Os desafios filosóficos e práticos são imensos. Mas devemos recordar que nem as emissões e nem as consequências climáticas podem ser revertidas: as geleiras derretidas não voltarão. Além disso, quanto mais esperarmos, mais teremos de fazer para limitar o impacto.

Ainda assim, nada sugere, no momento, que a humanidade deixará o caminho que conduz a emissões mais altas, com consequências potencialmente imensas e irreversíveis. Por que isso acontece? Se ignorarmos a acusação de que o aquecimento global não passa de uma trapaça científica, restariam duas justificativas e duas razões.

Uma justificativa é que o custo de agir para mitigar emissões seria extraordinário. Mas é necessário apontar, no entanto, que os custos desses esforços seriam menores, e possivelmente substancialmente menores, do que os custos das recentes crises financeiras foram para os países de alta renda.

As crises reduziram o Produto Interno Bruto (PIB) em cerca de um sexto, ante a tendência precedente à crise, nos Estados Unidos, Reino Unido e zona do euro. Em algumas economias, se os prejuízos forem incluídos na conta, a redução seria ainda maior. E além disso parece provável que essas perdas jamais venham a ser recuperadas.

No entanto, e de modo fascinante, exatamente as pessoas que consideram os custos da mitigação excessivos desejam reduzir a regulamentação do setor financeiro e com isso aumentar o risco de uma repetição da recente calamidade. Além disso, muitos dos oponentes desse tipo de ação acreditam firmemente na capacidade das economias de responder a forças de mercado. Por que, assim, eles não acreditam que os mercados se ajustariam a preços mais altos para as emissões de carbono?

Outra justificativa é a incerteza. E de fato existe muita incerteza, como o IPCC deixa bem claro. Mas não se deve confundir incerteza quanto ao desfecho com certeza de que dado desfecho imaginado não ocorrerá. Trata-se de duas proposições muito distintas. O que você acharia se alguém justificasse sua decisão de fazer ultrapassagens ao dobrar uma esquina com o argumento de que ninguém pode estar certo de que existe um carro vindo na direção oposta?

Decerto acharia que a pessoa está jogando roleta russa. Por que alguém imaginaria que faz sentido agir assim com relação ao único planeta habitável que conhecemos? Se existe incerteza, a solução racional é buscar proteção contra os desfechos mais extremos.

Quais são as razões reais para a recusa, portanto? A primeira é ideologia. Se uma pessoa aceita a existência de grandes externalidades ambientais de alcance mundial, é preciso que aceite também que a política pública tem importante papel a desempenhar no direcionamento dos desfechos de mercado. Não é por acaso que as pessoas que acreditam no laisser faire são as mais ferozmente céticas com relação à mudança do clima. O desejo é pai da negação.

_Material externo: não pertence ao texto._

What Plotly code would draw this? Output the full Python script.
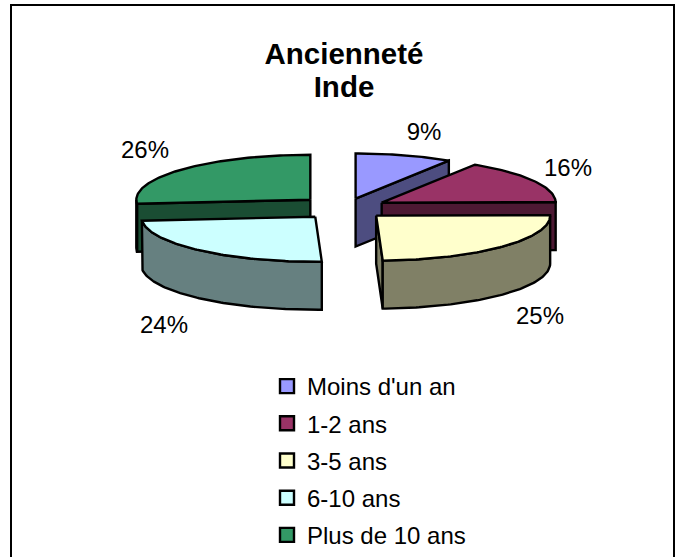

A segunda e mais importante razão é indiferença quanto ao destino das gerações futuras. Por que devemos arcar hoje com custos de mitigação que beneficiarão pessoas que jamais conheceremos, ainda que entre elas estejam nossos descendentes? Afinal, podem perguntar os indiferentes, o que as gerações futuras já fizeram por nós?

A resposta ética a isso é que somos beneficiários dos esforços daqueles que nos precederam, e nossos ancestrais nos deixaram um mundo melhor do que aquele que eles mesmos herdaram. Temos a mesma obrigação ainda que, como nesse caso, o desafio seja tão complexo. Mas por mais forte que possa ser o argumento moral, é muito improvável que ele supere a inércia que vemos agora. As gerações futuras, e até mesmo muitos dos que hoje são jovens, um dia talvez venham a amaldiçoar nossa indiferença. Mas nem ligamos, não é?